The prevailing wisdom that artificial intelligence models fail due to inherent weaknesses is often a misdirection; the true culprit frequently lies in the quality and accessibility of the data fueling them. This critical insight formed the bedrock of a recent presentation by IBM’s Caroline Garay, Product MCC, and Adrian Lee, Product Manager, who illuminated the profound impact of unstructured data on the efficacy of AI agents. They articulated a compelling vision for leveraging the vast, untapped reserves of enterprise unstructured data through robust integration and governance pipelines, a narrative particularly resonant with founders, VCs, and AI professionals navigating the evolving AI landscape.
Garay and Lee spoke about unlocking smarter AI agents with unstructured data, Retrieval Augmented Generation (RAG), and vector databases, highlighting how IBM's solutions are addressing this critical challenge. They emphasized that over 90% of enterprise data is unstructured, comprising contracts, PDFs, emails, audio, and video, yet less than 1% of it currently makes its way into generative AI projects. This disparity is not merely an inefficiency; it’s a significant impediment.

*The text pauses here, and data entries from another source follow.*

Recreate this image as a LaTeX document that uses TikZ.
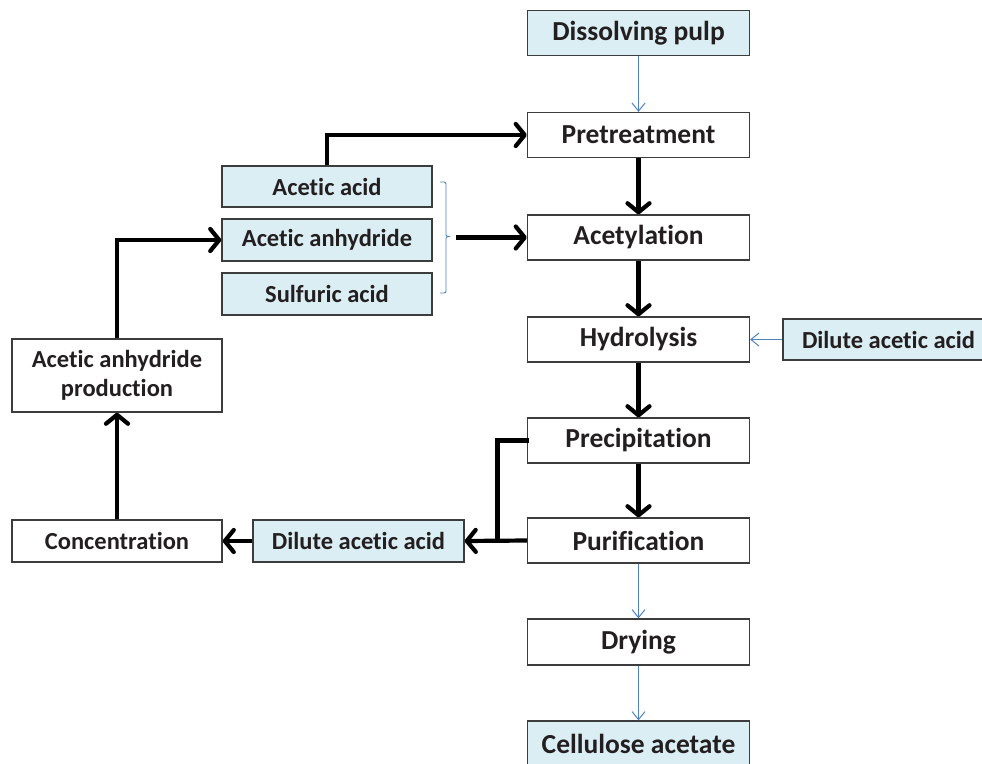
\documentclass[tikz,border=0pt]{standalone}
\usepackage{fontspec}
\setmainfont{Carlito}[Ligatures=NoCommon]
\usetikzlibrary{arrows.meta}
\definecolor{boxline}{HTML}{3C3C3C}
\definecolor{boxfill}{HTML}{DBEEF4}
\definecolor{txt}{HTML}{231F20}
\definecolor{thinblue}{HTML}{4F81BD}
\tikzset{
  box/.style={draw=boxline, line width=1.3pt, rectangle, minimum width=222pt, minimum height=45pt,
    inner sep=0pt, text=txt, font=\fontsize{27.5}{32}\selectfont\bfseries, align=center},
  sidebox/.style={box, minimum width=210pt, minimum height=42pt, font=\fontsize{24.5}{29}\selectfont\bfseries},
  blue/.style={fill=boxfill},
  thick arrow/.style={line width=4.2pt, draw=black, -{Straight Barb[length=9pt,width=22pt,round]}},
  thick line/.style={line width=4.2pt, draw=black},
  thin arrow/.style={line width=1pt, draw=thinblue, -{Straight Barb[length=8pt,width=13pt]}},
}
\begin{document}
\begin{tikzpicture}[x=1pt,y=-1pt]
\useasboundingbox (0,0) rectangle (982,763);
\clip (0,0) rectangle (982,763);
% main column
\node[box,blue] (dp) at (638.5,33) {Dissolving pulp};
\node[box] (pre) at (638.5,135) {Pretreatment};
\node[box] (acet) at (638.5,237.5) {Acetylation};
\node[box] (hyd) at (638.5,339.5) {Hydrolysis};
\node[box] (prec) at (638.5,440.5) {Precipitation};
\node[box] (pur) at (638.5,540.5) {Purification};
\node[box,minimum height=46pt] (dry) at (638.5,642) {Drying};
\node[box,blue,minimum height=46pt] (ca) at (638.5,744) {Cellulose acetate};
% right input
\node[sidebox,blue,minimum width=211pt,minimum height=41pt] (dilr) at (888.5,339.5) {Dilute acetic acid};
% left inputs
\node[sidebox,blue,minimum height=41pt] (aa) at (327,186.5) {Acetic acid};
\node[sidebox,blue] (anh) at (327,240) {Acetic anhydride};
\node[sidebox,blue] (sa) at (327,294) {Sulfuric acid};
% recovery
\node[sidebox,minimum height=73pt] (prod) at (117,375.5) {Acetic anhydride\\production};
\node[sidebox] (conc) at (117,541) {Concentration};
\node[sidebox,blue,minimum width=211pt] (dilm) at (358.5,541) {Dilute acetic acid};
% brace
\draw[thinblue, line width=0.9pt, rounded corners=2pt] (440,182) -- (446,182) -- (446,236.5) -- (450,236.5);
\draw[thinblue, line width=0.9pt, rounded corners=2pt] (450,236.5) -- (446,236.5) -- (446,293) -- (440,293);
\coordinate (btip) at (456,237.5);
\coordinate (junc) at (497.5,540.5);
% thin blue arrows
\draw[thin arrow] (dp) -- (pre);
\draw[thin arrow] (pur) -- (dry);
\draw[thin arrow] (dry) -- (ca);
\draw[thin arrow] (dilr) -- (hyd);
% thick arrows
\draw[thick arrow] (pre) -- (acet);
\draw[thick arrow] (acet) -- (hyd);
\draw[thick arrow] (hyd) -- (prec);
\draw[thick arrow] (prec) -- (pur);
\draw[thick arrow] (aa.north) |- (pre.west);
\draw[thick arrow] (btip) -- (acet.west);
\draw[thick arrow] (prod.north) |- (anh.west);
\draw[thick arrow] (conc.north) -- (prod.south);
\draw[thick arrow] (dilm.west) -- (conc.east);
\draw[thick arrow] (pur.west) -- (dilm.east);
\draw[thick line, line cap=rect] (prec.west) -| (junc);
\end{tikzpicture}
\end{document}
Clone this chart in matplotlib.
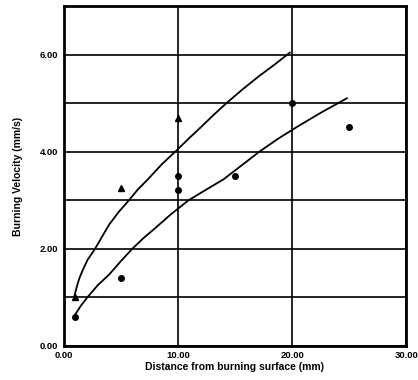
import matplotlib.pyplot as plt
from matplotlib.ticker import FixedLocator

plt.rcParams['font.family'] = ['Liberation Sans', 'DejaVu Sans']

# measured points
tri_x = [1, 5, 10]
tri_y = [1.0, 3.25, 4.7]
dot_x = [1, 5, 10, 10, 15, 20, 25]
dot_y = [0.6, 1.4, 3.5, 3.2, 3.5, 5.0, 4.5]

# fitted curves
upper_x = [0.93, 1.05, 1.2, 1.4, 1.7, 2.1, 2.76, 3.4, 4.0, 4.8, 5.73, 6.5, 7.38,
           8.6, 10.0, 11.0, 12.0, 13.1, 14.26, 15.7, 17.13, 18.5, 19.8]
upper_y = [1.0, 1.12, 1.25, 1.4, 1.57, 1.77, 2.0, 2.26, 2.5, 2.75, 3.0, 3.22, 3.43,
           3.74, 4.05, 4.28, 4.5, 4.75, 5.0, 5.29, 5.56, 5.8, 6.04]
lower_x = [0.93, 1.5, 2.09, 3.0, 4.0, 5.0, 6.02, 7.0, 8.0, 9.4, 10.95, 12.5, 14.0,
           15.6, 17.14, 18.8, 20.5, 22.5, 24.8]
lower_y = [0.61, 0.82, 1.0, 1.25, 1.47, 1.74, 2.0, 2.22, 2.42, 2.71, 3.0, 3.22, 3.43,
           3.72, 4.0, 4.27, 4.52, 4.8, 5.1]

fig = plt.figure(figsize=(4.18, 3.8), dpi=100)
ax = fig.add_axes([0.152, 0.09, 0.820, 0.894])

ax.plot(upper_x, upper_y, color='black', lw=1.3)
ax.plot(lower_x, lower_y, color='black', lw=1.3)
ax.plot(tri_x, tri_y, '^', color='black', ms=4.5, ls='none')
ax.plot(dot_x, dot_y, 'o', color='black', ms=4, ls='none')

ax.set_xlim(0, 30)
ax.set_ylim(0, 7)
ax.xaxis.set_major_locator(FixedLocator([0, 10, 20, 30]))
ax.yaxis.set_major_locator(FixedLocator([0, 2, 4, 6]))
ax.yaxis.set_minor_locator(FixedLocator([1, 3, 5]))
ax.set_xticklabels(['0.00', '10.00', '20.00', '30.00'])
ax.set_yticklabels(['0.00', '2.00', '4.00', '6.00'])
ax.grid(True, which='both', color='black', lw=1.2)
ax.tick_params(which='both', length=0, labelsize=6.8, pad=4)
for lbl in ax.get_xticklabels() + ax.get_yticklabels():
    lbl.set_fontweight('bold')
for s in ax.spines.values():
    s.set_linewidth(2)

ax.set_xlabel('Distance from burning surface (mm)', fontsize=7.5, fontweight='bold', labelpad=1)
ax.set_ylabel('Burning Velocity (mm/s)', fontsize=7.5, fontweight='bold', labelpad=12)

fig.savefig('out.png', dpi=100)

The inherent difficulty in leveraging unstructured data stems from its fragmented nature. As Caroline Garay pointed out, "The challenge with unstructured data is that it's scattered across systems, inconsistent in format, and often full of sensitive information. So, handing it straight to an AI agent risks hallucinations, inaccurate answers, or even leaks." This scattering across disparate systems, coupled with format inconsistencies and the presence of sensitive details, necessitates tedious manual intervention by data engineering teams. They often resort to sifting through countless documents, painstakingly stripping out confidential information, and stitching together custom scripts, a process that can consume weeks and leave engineers frustrated. This manual overhead not only slows development but also introduces potential errors and compliance risks, directly impacting the reliability and trustworthiness of AI outputs.